Spoke: A Modular Entry Point with Localized Risk

Spokes constitute the front-end layer of the Aave V4 protocol that users actually interact with. Each Spoke connects to the same liquidity Hub but can have completely different rules, parameters, and risk assumptions. Spokes locally manage user positions, collateral structures, oracle access, and liquidation logic, while the Hub only provides liquidity support within restricted limits in the background.

The core significance of this division of labor is that risk is strictly confined within the Spoke and does not spread at the system level. Different types of assets and borrowing demands with varying behavior patterns are no longer forced to share the same set of risk parameters but can achieve risk logic separation while sharing liquidity.

Because of this, many functions that existed in V3 but were relatively cumbersome to implement can be realized in a more natural form in V4. For example, E-Mode is no longer just a set of parameter configurations but can exist as an independent Spoke, specifically serving highly correlated asset combinations; isolation modes can also be implemented through dedicated Spokes, with the Hub setting clear limits on their available liquidity. For RWA or more complex collateral structures, V4 also allows for the introduction of stricter access controls and risk rules through customized Spokes without spreading this complexity throughout the entire protocol.

How Does V4 Account for Unified Liquidity?

To support the unified liquidity at the Hub level, V4 has abandoned the aToken rebase in its accounting model, shifting to an ERC-4626 style share system.

In Aave V4, the protocol has discarded the previous aToken re-basing mechanism in favor of an ERC-4626 style share accounting system. This means that users no longer hold aTokens that automatically increase in quantity with interest accumulation but hold a fixed number of shares, with the underlying asset value corresponding to each share increasing over time. In other words, interest is no longer reflected through changes in token quantity but through changes in the amount of assets that can be redeemed for each share, which is closer to the accounting logic of traditional vaults.

This share model is closely related to V4's unified liquidity design. Under the V4 architecture, all supplied assets converge into the on-chain liquidity Hub, which uses the share system to accurately record the global asset status.

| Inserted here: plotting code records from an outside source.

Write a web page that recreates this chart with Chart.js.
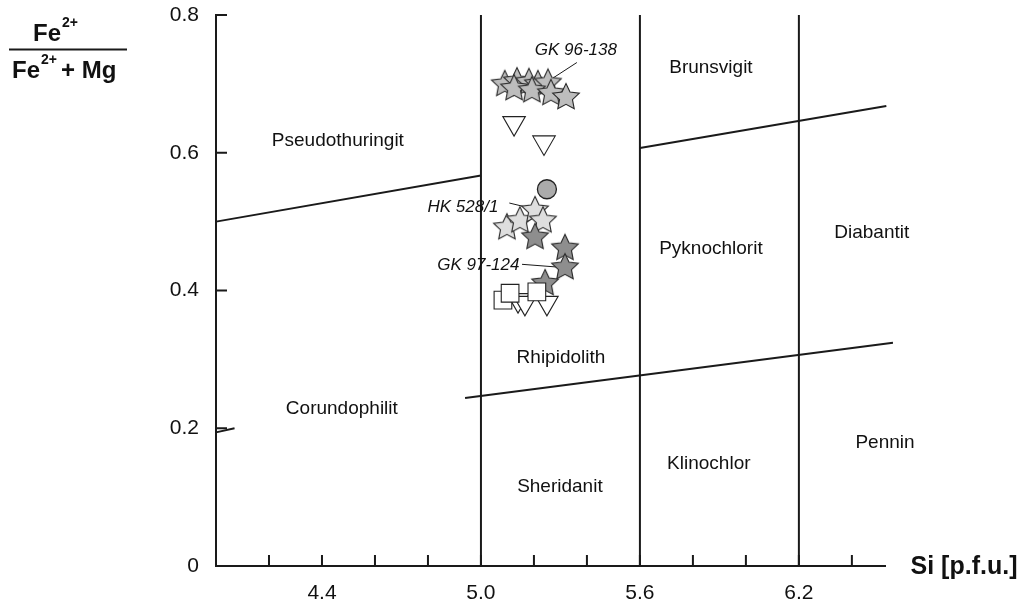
<!DOCTYPE html>
<html>
<head>
<meta charset="utf-8">
<script src="https://cdn.jsdelivr.net/npm/chart.js@4.4.0/dist/chart.umd.min.js"></script>
<style>
  body { margin: 0; background: #fff; }
  #wrap { width: 1033px; height: 599px; }
</style>
</head>
<body>
<div id="wrap"><canvas id="chlorit"></canvas></div>
<script>
// Si [p.f.u.] vs Fe2+/(Fe2+ + Mg)
const gk96_138 = [[5.09,0.700],[5.136,0.704],[5.181,0.703],[5.215,0.700],[5.253,0.702],[5.125,0.694],[5.192,0.691],[5.264,0.687],[5.321,0.681]];
const hk528_1 = [[5.098,0.492],[5.147,0.502],[5.204,0.517],[5.234,0.502]];
const gk97_124 = [[5.204,0.478],[5.317,0.462],[5.317,0.434],[5.242,0.411]];
const dreieck = [[5.125,0.643],[5.238,0.615],[5.14,0.386],[5.166,0.382],[5.249,0.382]];
const quadrat = [[5.083,0.386],[5.11,0.396],[5.211,0.398]];
const kreis = [[5.249,0.547]];

const siGrenzen = [5.0, 5.6, 6.2];
const feGrenzen = [
  [[4.0,0.50],[5.0,0.567]],
  [[5.6,0.607],[6.53,0.668]],
  [[4.94,0.244],[6.555,0.324]],
  [[4.0,0.194],[4.07,0.200]]
];
const fuehrung = [
  [[5.362,0.731],[5.25,0.703]],
  [[5.107,0.527],[5.215,0.517]],
  [[5.155,0.438],[5.29,0.434]]
];

const xTicks = [4.2,4.4,4.6,4.8,5.0,5.2,5.4,5.6,5.8,6.0,6.2,6.4];
const xLabels = ['4.4','5.0','5.6','6.2'];
const yTicks = [0,0.2,0.4,0.6,0.8];
const yLabels = ['0','0.2','0.4','0.6','0.8'];

const felder = [
  ['Brunsvigit',5.868,0.723],['Pseudothuringit',4.46,0.618],['Pyknochlorit',5.868,0.460],
  ['Diabantit',6.475,0.484],['Rhipidolith',5.302,0.303],['Corundophilit',4.475,0.229],
  ['Klinochlor',5.86,0.148],['Pennin',6.525,0.179],['Sheridanit',5.298,0.115]
];
const proben = [['GK 96-138',5.358,0.749],['HK 528/1',4.932,0.521],['GK 97-124',4.99,0.437]];

function stern(fill) {
  const c = document.createElement('canvas');
  c.width = 32; c.height = 32;
  const g = c.getContext('2d');
  g.beginPath();
  for (let i = 0; i < 10; i++) {
    const r = i % 2 ? 6.8 : 14;
    const a = -Math.PI / 2 + i * Math.PI / 5;
    g.lineTo(16 + r * Math.cos(a), 16.5 + r * Math.sin(a));
  }
  g.closePath();
  g.fillStyle = fill; g.fill();
  g.strokeStyle = '#2a2a2a'; g.lineWidth = 1.1; g.stroke();
  return c;
}

const pts = a => a.map(p => ({x: p[0], y: p[1]}));
const linie = (a, w) => ({data: pts(a), showLine: true, pointRadius: 0, borderColor: '#1a1a1a', borderWidth: w, clip: false});

const datasets = [
  {data: pts(quadrat), pointStyle: 'rect', pointRadius: 12.5, backgroundColor: '#fff', borderColor: '#222', borderWidth: 1.1},
  {data: pts(dreieck), pointStyle: 'triangle', rotation: 180, pointRadius: 13, backgroundColor: '#fff', borderColor: '#222', borderWidth: 1.1},
  {data: pts(gk97_124), pointStyle: stern('#8e8e8e'), pointRadius: 14},
  {data: pts(hk528_1), pointStyle: stern('#dedede'), pointRadius: 14},
  {data: pts(gk96_138), pointStyle: stern('#bdbdbd'), pointRadius: 14},
  {data: pts(kreis), pointStyle: 'circle', pointRadius: 9.5, backgroundColor: '#ababab', borderColor: '#222', borderWidth: 1.3}
];
fuehrung.forEach(f => datasets.push(linie(f, 1)));
feGrenzen.forEach(f => datasets.push(linie(f, 2)));
siGrenzen.forEach(s => datasets.push(linie([[s,0],[s,0.8]], 2)));

const beschriftung = {
  id: 'beschriftung',
  afterDatasetsDraw(chart) {
    const ctx = chart.ctx, xs = chart.scales.x, ys = chart.scales.y;
    ctx.save();
    ctx.strokeStyle = '#1a1a1a'; ctx.lineWidth = 2;
    ctx.beginPath();
    xTicks.forEach(v => { const px = xs.getPixelForValue(v); ctx.moveTo(px, ys.bottom); ctx.lineTo(px, ys.bottom - 11); });
    yTicks.slice(1).forEach(v => { const py = ys.getPixelForValue(v); ctx.moveTo(xs.left, py); ctx.lineTo(xs.left + 11, py); });
    ctx.stroke();

    ctx.fillStyle = '#111';
    ctx.textAlign = 'center'; ctx.textBaseline = 'middle';
    ctx.font = '19px "Liberation Sans", Arial, sans-serif';
    felder.forEach(f => ctx.fillText(f[0], xs.getPixelForValue(f[1]), ys.getPixelForValue(f[2])));
    ctx.font = 'italic 17px "Liberation Sans", Arial, sans-serif';
    proben.forEach(p => ctx.fillText(p[0], xs.getPixelForValue(p[1]), ys.getPixelForValue(p[2])));

    ctx.font = 'bold 25px "Liberation Sans", Arial, sans-serif';
    ctx.fillText('Si [p.f.u.]', 964, 567);

    // y-axis title as fraction
    ctx.textAlign = 'left'; ctx.textBaseline = 'alphabetic';
    const grossF = 'bold 24px "Liberation Sans", Arial, sans-serif';
    const kleinF = 'bold 14px "Liberation Sans", Arial, sans-serif';
    ctx.font = grossF;
    const feW = ctx.measureText('Fe').width;
    ctx.fillText('Fe', 33, 41);
    ctx.fillText('Fe', 12, 78);
    ctx.font = kleinF;
    const hochW = ctx.measureText('2+').width;
    ctx.fillText('2+', 33 + feW + 1, 27);
    ctx.fillText('2+', 12 + feW + 1, 64);
    ctx.font = grossF;
    ctx.fillText('+ Mg', 12 + feW + hochW + 5, 78);
    ctx.beginPath(); ctx.moveTo(9, 49.5); ctx.lineTo(127, 49.5); ctx.stroke();
    ctx.restore();
  }
};

new Chart(document.getElementById('chlorit'), {
  type: 'scatter',
  data: {datasets: datasets},
  options: {
    responsive: true,
    maintainAspectRatio: false,
    animation: false,
    layout: {padding: {top: 15, right: 148, left: 0, bottom: 0}},
    plugins: {legend: {display: false}, tooltip: {enabled: false}},
    scales: {
      x: {
        type: 'linear', min: 4.0, max: 6.525,
        afterBuildTicks: s => { s.ticks = xTicks.map(v => ({value: v})); },
        afterFit: s => { s.height = 33; s.paddingLeft = 0; s.paddingRight = 0; },
        grid: {display: false},
        border: {display: true, color: '#1a1a1a', width: 2},
        ticks: {
          padding: 7, color: '#111',
          font: {family: '"Liberation Sans", Arial, sans-serif', size: 21},
          callback: v => { const t = v.toFixed(1); return xLabels.includes(t) ? t : ''; }
        }
      },
      y: {
        type: 'linear', min: 0, max: 0.8,
        afterBuildTicks: s => { s.ticks = yTicks.map(v => ({value: v})); },
        afterFit: s => { s.width = 216; s.paddingTop = 0; s.paddingBottom = 0; },
        grid: {display: false},
        border: {display: true, color: '#1a1a1a', width: 2},
        ticks: {
          padding: 9, color: '#111',
          font: {family: '"Liberation Sans", Arial, sans-serif', size: 21},
          callback: (v, i) => yLabels[i]
        }
      }
    }
  },
  plugins: [beschriftung]
});
</script>
</body>
</html>
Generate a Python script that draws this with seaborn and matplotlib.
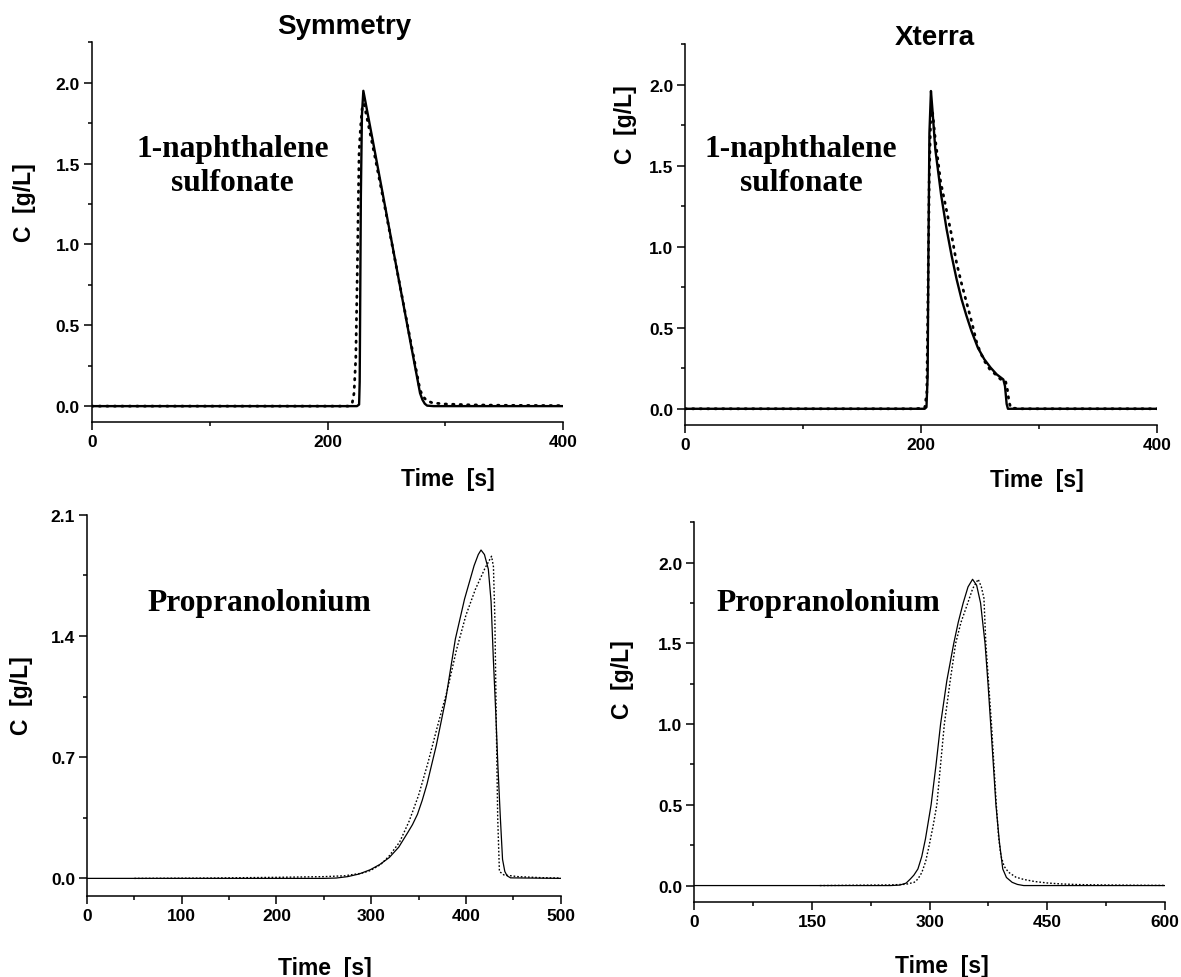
import matplotlib
matplotlib.use("Agg")
import matplotlib.pyplot as plt
import seaborn as sns
import pandas as pd
from matplotlib.ticker import FixedLocator, FormatStrFormatter

# ---------------- data ----------------
# Panel 1: Symmetry, 1-naphthalene sulfonate
p1_t_solid = [0, 225, 226.8, 227.3, 227.7, 228.3, 229.2, 230.4, 240, 250, 260, 270, 278.5, 280.5, 282.5, 284.5, 290, 400]
p1_c_solid = [0, 0, 0.01, 0.15, 0.6, 1.3, 1.8, 1.95, 1.58, 1.19, 0.80, 0.41, 0.08, 0.04, 0.015, 0.003, 0, 0]
p1_t_dot = [0, 218, 221, 222.5, 224, 225.2, 226.2, 226.8, 228, 229.5, 231, 240, 250, 260, 270, 278.5, 281, 284, 289, 300, 320, 350, 400]
p1_c_dot = [0, 0, 0.02, 0.08, 0.3, 0.8, 1.3, 1.57, 1.72, 1.85, 1.87, 1.55, 1.18, 0.80, 0.42, 0.10, 0.06, 0.035, 0.02, 0.013, 0.008, 0.005, 0.003]

# Panel 2: Xterra, 1-naphthalene sulfonate
p2_t_solid = [0, 203, 204.5, 205.5, 206.2, 207, 208.3, 209.5, 212, 217, 221.5, 225.8, 230, 234.2, 238.4, 242.6, 248, 253.5, 258.8, 264, 269.6, 271, 272.4, 273.5, 400]
p2_c_solid = [0, 0, 0.01, 0.2, 1.0, 1.7, 1.96, 1.85, 1.60, 1.315, 1.11, 0.944, 0.80, 0.676, 0.573, 0.48, 0.377, 0.305, 0.254, 0.212, 0.181, 0.14, 0.03, 0, 0]
p2_t_dot = [0, 195, 203, 204.8, 205.8, 206.8, 208, 209.5, 212, 216.5, 221.6, 225.8, 230, 234.3, 238.5, 243, 247, 250, 254, 258, 262.5, 266, 268.5, 271.5, 273, 274.5, 276, 285, 400]
p2_c_dot = [0, 0, 0.005, 0.1, 0.7, 1.4, 1.78, 1.84, 1.66, 1.40, 1.22, 1.07, 0.90, 0.77, 0.655, 0.53, 0.41, 0.35, 0.29, 0.245, 0.215, 0.19, 0.175, 0.17, 0.12, 0.04, 0.005, 0, 0]

# Panel 3: Symmetry, Propranolonium
p3_t_solid = [0, 250, 263, 275, 287, 299, 309, 319, 329, 338.7, 343.5, 348.8, 353.8, 358.9, 368.6, 378.7, 388.8, 398.5, 408.6, 413, 415.9, 419.5, 423.6, 426.5, 428.9, 431.5, 433.7, 436.3, 438.6, 441, 443.4, 447, 500]
p3_c_solid = [0, 0, 0.002, 0.01, 0.025, 0.05, 0.08, 0.12, 0.18, 0.266, 0.31, 0.37, 0.45, 0.545, 0.766, 1.036, 1.382, 1.613, 1.806, 1.87, 1.896, 1.87, 1.786, 1.6, 1.267, 0.95, 0.65, 0.35, 0.11, 0.04, 0.015, 0.003, 0]
p3_t_dot = [50, 130, 200, 250, 272, 290, 299, 310, 319, 330, 340, 350, 360, 370, 380, 390, 400, 410, 420, 425, 427, 429, 430.5, 432, 433.5, 435.3, 440, 455, 480, 500]
p3_c_dot = [0, 0.002, 0.006, 0.01, 0.015, 0.03, 0.045, 0.08, 0.13, 0.21, 0.33, 0.48, 0.67, 0.88, 1.08, 1.32, 1.52, 1.67, 1.79, 1.84, 1.86, 1.80, 1.5, 0.9, 0.35, 0.04, 0.02, 0.01, 0.004, 0.002]

# Panel 4: Xterra, Propranolonium
p4_t_solid = [0, 250, 262, 270, 275.5, 280, 285.1, 290, 294.7, 301.9, 308, 314, 322, 330.8, 336.5, 342.8, 349, 354.8, 360, 365, 370.7, 374.5, 377.9, 381.3, 384.6, 389, 393.3, 398, 405.3, 412, 420, 600]
p4_c_solid = [0, 0, 0.003, 0.015, 0.041, 0.065, 0.103, 0.18, 0.289, 0.5, 0.74, 1.0, 1.27, 1.5, 1.63, 1.75, 1.85, 1.897, 1.86, 1.75, 1.5, 1.25, 1.0, 0.75, 0.5, 0.27, 0.103, 0.05, 0.02, 0.007, 0, 0]
p4_t_dot = [160, 250, 270, 280.3, 285, 290, 295, 299.5, 304.5, 309.2, 314, 318.8, 326, 333.2, 340, 347.6, 355, 362, 366, 369.3, 371.7, 375.3, 378.9, 382, 385.1, 388, 390.9, 395, 400.5, 410, 420, 434.1, 450, 467.8, 490, 515.9, 560, 600]
p4_c_dot = [0, 0.004, 0.008, 0.02, 0.04, 0.08, 0.15, 0.25, 0.37, 0.5, 0.75, 1.0, 1.26, 1.5, 1.63, 1.735, 1.84, 1.897, 1.85, 1.78, 1.5, 1.25, 1.0, 0.75, 0.5, 0.3, 0.186, 0.12, 0.083, 0.052, 0.038, 0.025, 0.016, 0.01, 0.006, 0.004, 0.002, 0.001]

titles = ["Symmetry", "Xterra", "", ""]
annotations = ["1-naphthalene\nsulfonate", "1-naphthalene\nsulfonate", "Propranolonium", "Propranolonium"]
x_major = [[0, 200, 400], [0, 200, 400], [0, 100, 200, 300, 400, 500], [0, 150, 300, 450, 600]]
x_minor = [[100, 300], [100, 300], [50, 150, 250, 350, 450], [75, 225, 375, 525]]
y_major = [[0.0, 0.5, 1.0, 1.5, 2.0], [0.0, 0.5, 1.0, 1.5, 2.0], [0.0, 0.7, 1.4, 2.1], [0.0, 0.5, 1.0, 1.5, 2.0]]
y_minor = [[0.25, 0.75, 1.25, 1.75, 2.25], [0.25, 0.75, 1.25, 1.75, 2.25], [0.35, 1.05, 1.75], [0.25, 0.75, 1.25, 1.75, 2.25]]
x_label = "Time  [s]"
y_label = "C  [g/L]"

# ---------------- style ----------------
sns.set_style("ticks")
plt.rcParams["font.family"] = ["Liberation Sans", "DejaVu Sans"]
plt.rcParams["font.weight"] = "bold"
plt.rcParams["axes.labelweight"] = "bold"
plt.rcParams["text.color"] = "black"
plt.rcParams["axes.labelcolor"] = "black"
plt.rcParams["xtick.color"] = "black"
plt.rcParams["ytick.color"] = "black"
plt.rcParams["axes.edgecolor"] = "black"

fig = plt.figure(figsize=(11.81, 9.78), dpi=100)

positions = [
    [0.07765, 0.56718, 0.39932, 0.38855],
    [0.58002, 0.56442, 0.39991, 0.38957],
    [0.07367, 0.08313, 0.40110, 0.38957],
    [0.58798, 0.07699, 0.39831, 0.38793],
]
xlims = [(0, 400), (0, 400), (0, 500), (0, 600)]
ylims = [(-0.1, 2.25), (-0.1, 2.25), (-0.1, 2.1), (-0.1, 2.25)]
xlabel_pos = [(0.756, -0.147), (0.745, -0.144), (0.503, -0.188), (0.527, -0.169)]
ylabel_pos = [(-0.143, 0.581), (-0.127, 0.790), (-0.139, 0.529), (-0.152, 0.587)]
title_pos = [(0.536, 1.0437), (0.529, 1.0176), None, None]
annot_pos = [(0.2986, 0.675), (0.2456, 0.6806), (0.3633, 0.770), (0.284, 0.789)]

series = [
    (p1_t_solid, p1_c_solid, p1_t_dot, p1_c_dot),
    (p2_t_solid, p2_c_solid, p2_t_dot, p2_c_dot),
    (p3_t_solid, p3_c_solid, p3_t_dot, p3_c_dot),
    (p4_t_solid, p4_c_solid, p4_t_dot, p4_c_dot),
]

for i in range(4):
    ax = fig.add_axes(positions[i])
    ts, cs, td, cd = series[i]
    top = i < 2
    solid_lw = 1.7 if top else 0.9
    df_s = pd.DataFrame({"t": ts, "c": cs})
    df_d = pd.DataFrame({"t": td, "c": cd})
    sns.lineplot(data=df_s, x="t", y="c", ax=ax, color="black", linewidth=solid_lw,
                 estimator=None, sort=False)
    if top:
        sns.lineplot(data=df_d, x="t", y="c", ax=ax, color="black", linewidth=2.0,
                     linestyle=(0, (0.5, 2.2)), dash_capstyle="round",
                     estimator=None, sort=False)
    else:
        sns.lineplot(data=df_d, x="t", y="c", ax=ax, color="black", linewidth=1.0,
                     linestyle=(0, (1.2, 1.4)), estimator=None, sort=False)

    ax.set_xlim(*xlims[i])
    ax.set_ylim(*ylims[i])
    ax.xaxis.set_major_locator(FixedLocator(x_major[i]))
    ax.xaxis.set_minor_locator(FixedLocator(x_minor[i]))
    ax.yaxis.set_major_locator(FixedLocator(y_major[i]))
    ax.yaxis.set_minor_locator(FixedLocator(y_minor[i]))
    ax.xaxis.set_major_formatter(FormatStrFormatter("%d"))
    ax.yaxis.set_major_formatter(FormatStrFormatter("%.1f"))

    for side in ["top", "right"]:
        ax.spines[side].set_visible(False)
    for side in ["left", "bottom"]:
        ax.spines[side].set_linewidth(1.1)
        ax.spines[side].set_color("black")
    ax.tick_params(which="major", direction="out", length=5.5, width=1.1,
                   labelsize=12.5, pad=3, colors="black")
    ax.tick_params(which="minor", direction="out", length=3.2, width=1.1, colors="black")
    for lbl in ax.get_xticklabels() + ax.get_yticklabels():
        lbl.set_fontweight("bold")

    ax.set_xlabel(x_label, fontsize=16.5, fontweight="bold", color="black")
    ax.set_ylabel(y_label, fontsize=16.5, fontweight="bold", color="black")
    ax.xaxis.label.set_va("center")
    ax.yaxis.label.set_va("center")
    ax.xaxis.set_label_coords(*xlabel_pos[i])
    ax.yaxis.set_label_coords(*ylabel_pos[i])

    if titles[i]:
        ax.set_title(titles[i], fontsize=20, fontweight="bold", color="black",
                     x=title_pos[i][0], y=title_pos[i][1], va="center", pad=0)

    ax.text(annot_pos[i][0], annot_pos[i][1], annotations[i], transform=ax.transAxes,
            ha="center", va="center", multialignment="center", color="black",
            family=["Liberation Serif", "DejaVu Serif"], fontweight="bold",
            fontsize=22.7, linespacing=1.22)
    ax.grid(False)

fig.savefig("out.png", dpi=100)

The Hub does not need to focus on the specific lending strategies or risk patterns of each Spoke but only needs to manage the total asset scale, total number of shares, and the limits already occupied by each Spoke. This design allows the same asset pool to be shared by multiple Spokes while maintaining clarity and control in accounting, avoiding the complexity and risk spillover that may arise from traditional aToken rebase in a multi-module environment.

If the aToken rebase mechanism were to continue, different Spokes sharing the same asset would face issues such as exponential synchronization difficulties, interest and risk spillover, and challenges in precisely controlling sub-module limits. The ERC-4626 style share model transforms these potential issues into simple arithmetic relationships, allowing the Hub to safely and controllably support various lending strategies and risk configurations under the premise of unified liquidity. This not only ensures capital efficiency but also provides a foundation for the modularity and future expansion of the V4 architecture.

Refinement of the Liquidation Mechanism: Breaking Free from Fixed Ratio Liquidation

In addition to the restructuring of the liquidity framework, Aave V4 has also made significant adjustments to the liquidation mechanism. Unlike the previous fixed ratio-centric liquidation logic, V4 introduces a risk-targeted liquidation engine.

In V3 and earlier versions, once a user's position's health factor falls below a safe threshold, the protocol allows liquidators to repay a certain proportion of the debt according to a preset close factor and correspondingly seize collateral. This method is effective in protecting the protocol's safety, but in cases of high volatility or at the risk edge, it often leads to excessive liquidation, where the scale of liquidation significantly exceeds what is necessary to restore the position's safety.

The new liquidation engine in V4 shifts the focus from "liquidation ratio" to "safety target." When a position enters a liquidatable state, the system calculates how much debt needs to be repaid and how much collateral needs to be disposed of to restore the health factor to a safe range. Liquidation no longer aims to maximize risk removal but seeks to minimize necessary liquidation, aiming to reduce the erosion of user assets as much as possible without sacrificing the protocol's safety.

This change means that the close factor evolves from a static parameter to a result dynamically determined by the position's risk status. The scale of liquidation will vary with asset volatility, collateral structure, and risk parameters, making the liquidation mechanism more accurately reflect the risk differences between different positions and helping to reduce liquidation shocks and unnecessary asset sell-offs.

The update to Aave's liquidation mechanism easily brings to mind Fluid's liquidation design. From the perspective of the lending product itself, Aave V4 has indeed significantly improved the previously "one-size-fits-all" liquidation approach, making the liquidation logic more refined and closer to actual risk.

However, compared to Fluid, which deeply integrates lending with DEX liquidity, Aave still operates within a different design paradigm. Fluid allows for some risks to be automatically absorbed within the pool by directly embedding lending positions into trading liquidity, thus often completing position adjustments without the need for external liquidators. This design has clear advantages in cost structure and execution efficiency, while Aave, which relies on external third-party liquidators, may find it challenging to fully align in this dimension, even with refined liquidation logic.

Conclusion

Overall, Aave V4 is not a complete overthrow of the existing model but a relatively restrained yet systematic evolutionary path: by restructuring liquidity through the Hub and Spoke architecture, achieving localized risk through modular Spokes, and complemented by a more refined liquidation engine, Aave is evolving from a lending protocol expanding on a "market" basis to a modular lending infrastructure capable of supporting more complex financial structures.